The semester got pretty rough this last month and a half; thus the no writing in my blog. School, work, friends, I had an issue with each and it drained me and I had a hard time finding the energy to put it all into words that wouldn't sound self-pitying.
Today is Thanksgiving. Well, it's only 5 am at home so most people are already asleep. I've already eaten. A few days ago I found out that everyone I hang out with here was going to be gone today and that i would be celebrating alone. I was worried that I would be really homesick and cry in my stuffing. However.....
Mom sent me 2 boxes of stove top stuffing and I was able to save one until today so just having my favorite Thanksgiving dish is equal to a mood elevator. I also somehow ended up with the fixings for mashed potatoes- my other favorite dish! Turkey is good, but always served as more of a palate cleanser for the other two anyway. So I made my stuffing, mashed my potatoes with garlic and yumminess and turned on the 1947 version of Miracle on 34th Street. That's about all I needed. Yes I miss my family but we're going to recreate Thanksgiving dinner on Christmas anyway and thanks to the internet I get to talk to them often. So, here's what i'm thankful for this year (in random order):
1. Cairo- I get to live in an amazing city (well, near it) and experience something interesting every time I go out.
2. Stuffing!- thank god mom sent me some!
3. Internet- without it I think I would be more homesick but emails and skype and IMing have kept me in touch with all the people I miss and I don't feel so alone.
4. Family and Friends- without the support of all the people I love I could never have found the confidence to move 7,000 miles away from home and after 3 months, finally feel comfortable here. I know that I have a safety net if ever I should fall and that in itself is the most amazing thing to be grateful for.
In less than a month I'll be home. I have mixed feelings. On one hand it will be amazing to see everyone and be home to celebrate Christmas and have some normalcy which I have extricated from my life. However, I also feel like it might set me back. After 3 months I feel like I belong here. Things are settling down and I feel more comfortable in everyday happenings. Spending 3 weeks away might make it harder to come back. But these are the breaks :)

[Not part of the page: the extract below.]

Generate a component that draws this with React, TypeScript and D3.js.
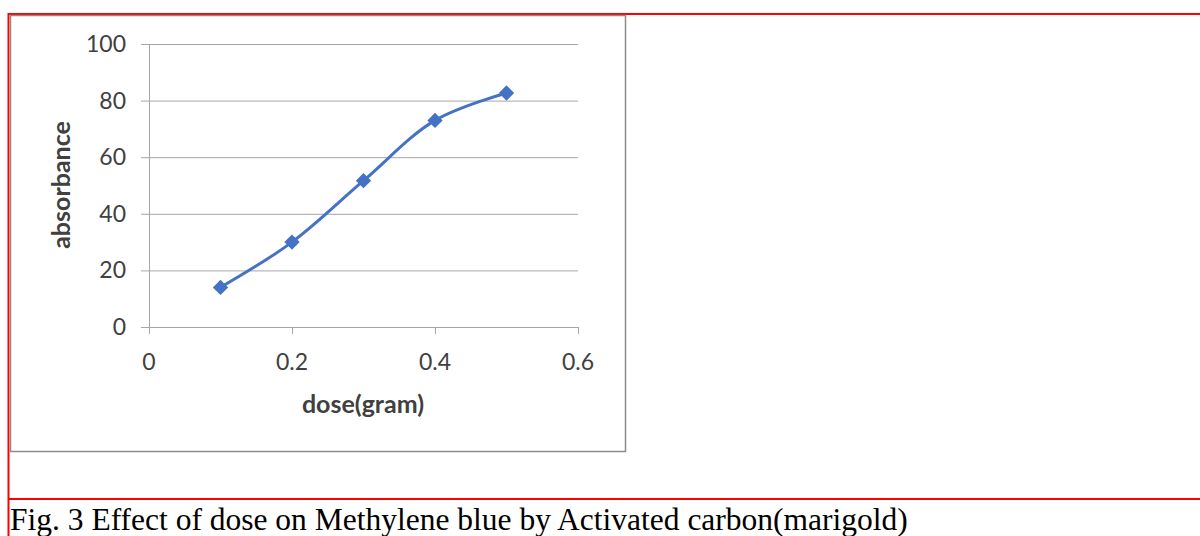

Classes.....oh classes. I guess I was lulled into a false sense of security in the beginning of the semester. That coupled with my horrendous procrastination skills and being sick these last 4 days have kinda made this last part of the semester super exciting! Tons of essays, paper, drafts of my thesis proposal. I'm not good at working on my own (something I need to get over, pronto) and I've been neglecting my thesis research because it feels like I'm doing something naughty. Let me explain: I enjoy reading about my thesis topic so much, and it's something I've been interested in for so long that when I do "research" it feels like recreational reading and it's fun; therefore, I should be doing reading for classes which is slightly laborious and lacking in fun. Hilarious. I know I picked the right topic then...

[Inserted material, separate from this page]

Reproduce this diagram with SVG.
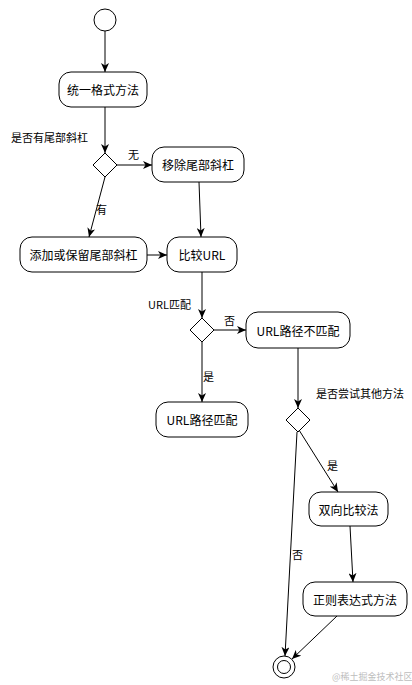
<svg xmlns="http://www.w3.org/2000/svg" width="412" height="685" viewBox="0 0 412 685">
<style>
.node rect{fill:#fff;stroke:#000;stroke-width:1}
.node text{font-family:"Noto Sans CJK SC","Liberation Sans",sans-serif;font-size:12px;fill:#000;text-anchor:middle;dominant-baseline:central}
.dec polygon{fill:#fff;stroke:#000;stroke-width:1}
.edges line{stroke:#000;stroke-width:1;marker-end:url(#arr)}
.lbl{font-family:"Noto Sans CJK SC","Liberation Sans",sans-serif;font-size:11px;fill:#000}
.wm{font-family:"Noto Sans CJK SC",sans-serif;font-size:9px;fill:#bdbdbd}
</style>
<defs>
<marker id="arr" markerWidth="10" markerHeight="8" refX="9" refY="4" orient="auto" markerUnits="userSpaceOnUse">
<path d="M0,0 L9,4 L0,8 L2.5,4 z" fill="#000"/>
</marker>
</defs>
<rect width="412" height="685" fill="#fff"/>
<g id="start"><circle cx="105" cy="20" r="11" fill="#fff" stroke="#000"/></g>
<g id="n1" class="node"><rect x="59" y="72" width="88" height="35" rx="12"/><text x="103" y="89.5">统一格式方法</text></g>
<g id="d1" class="dec"><polygon points="105,153 117,165 105,177 93,165"/></g>
<g id="n2" class="node"><rect x="152" y="147" width="92" height="35" rx="12"/><text x="198" y="164.5">移除尾部斜杠</text></g>
<g id="n3" class="node"><rect x="20" y="237" width="127" height="35" rx="12"/><text x="83.5" y="254.5">添加或保留尾部斜杠</text></g>
<g id="n4" class="node"><rect x="167" y="237" width="70" height="35" rx="12"/><text x="202" y="254.5">比较URL</text></g>
<g id="d2" class="dec"><polygon points="202,318 214,330 202,342 190,330"/></g>
<g id="n5" class="node"><rect x="246" y="312" width="104" height="36" rx="12"/><text x="298" y="330">URL路径不匹配</text></g>
<g id="n6" class="node"><rect x="156" y="402" width="92" height="35" rx="12"/><text x="202" y="419.5">URL路径匹配</text></g>
<g id="d3" class="dec"><polygon points="298,408 310,420 298,432 286,420"/></g>
<g id="n7" class="node"><rect x="309" y="492" width="79" height="34" rx="12"/><text x="348.5" y="509">双向比较法</text></g>
<g id="n8" class="node"><rect x="303" y="582" width="104" height="34" rx="12"/><text x="355" y="599">正则表达式方法</text></g>
<g id="end"><circle cx="284" cy="667" r="11" fill="#fff" stroke="#000"/><circle cx="284" cy="667" r="6.5" fill="#fff" stroke="#000"/></g>
<g class="edges" id="edges">
<line x1="105" y1="31" x2="105" y2="72"/>
<line x1="105" y1="107" x2="105" y2="153"/>
<line x1="117" y1="165" x2="152" y2="165"/>
<line x1="105" y1="177" x2="89" y2="237"/>
<line x1="199" y1="182" x2="201" y2="237"/>
<line x1="147" y1="255" x2="167" y2="255"/>
<line x1="202" y1="272" x2="202" y2="318"/>
<line x1="214" y1="330" x2="246" y2="330"/>
<line x1="202" y1="342" x2="202" y2="402"/>
<line x1="298" y1="348" x2="298" y2="408"/>
<line x1="299" y1="430" x2="338" y2="492"/>
<line x1="297" y1="432" x2="285" y2="656"/>
<line x1="350" y1="526" x2="353" y2="582"/>
<line x1="337" y1="616" x2="292" y2="659"/>
</g>
<g id="labels">
<text class="lbl" x="11" y="142">是否有尾部斜杠</text>
<text class="lbl" x="128" y="159">无</text>
<text class="lbl" x="96" y="214">有</text>
<text class="lbl" x="148" y="309">URL匹配</text>
<text class="lbl" x="224" y="325">否</text>
<text class="lbl" x="203" y="381">是</text>
<text class="lbl" x="316" y="398">是否尝试其他方法</text>
<text class="lbl" x="327" y="470">是</text>
<text class="lbl" x="292" y="559">否</text>
</g>
<text class="wm" x="332" y="680">@稀土掘金技术社区</text>
</svg>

So far grad school is fun- in the way that we're given more agency (I'm trying to enjoy that part) and we finally get to study a topic of our choice. I think next semester will be different, though. The first semester at a new school in a new program is always a little rough. You need to push boundaries, see when you can fudge a little and when you need to work your ass off. When I get back from vacation I'll feel a little more prepared to work. I think I experience culture shock in a nice capsule of denial. I don't feel like I have culture shock, I enjoy new experiences, but I also don't seem to have the energy to do anything too strenuous which means I'm stressed on some level. When I come back I'll be in my own apartment, insha'allah, and living off campus will help me feel more like an adult than I do in the dorms. Having never lived in the dorms it's been an interesting experience....I feel like I'm 18 again.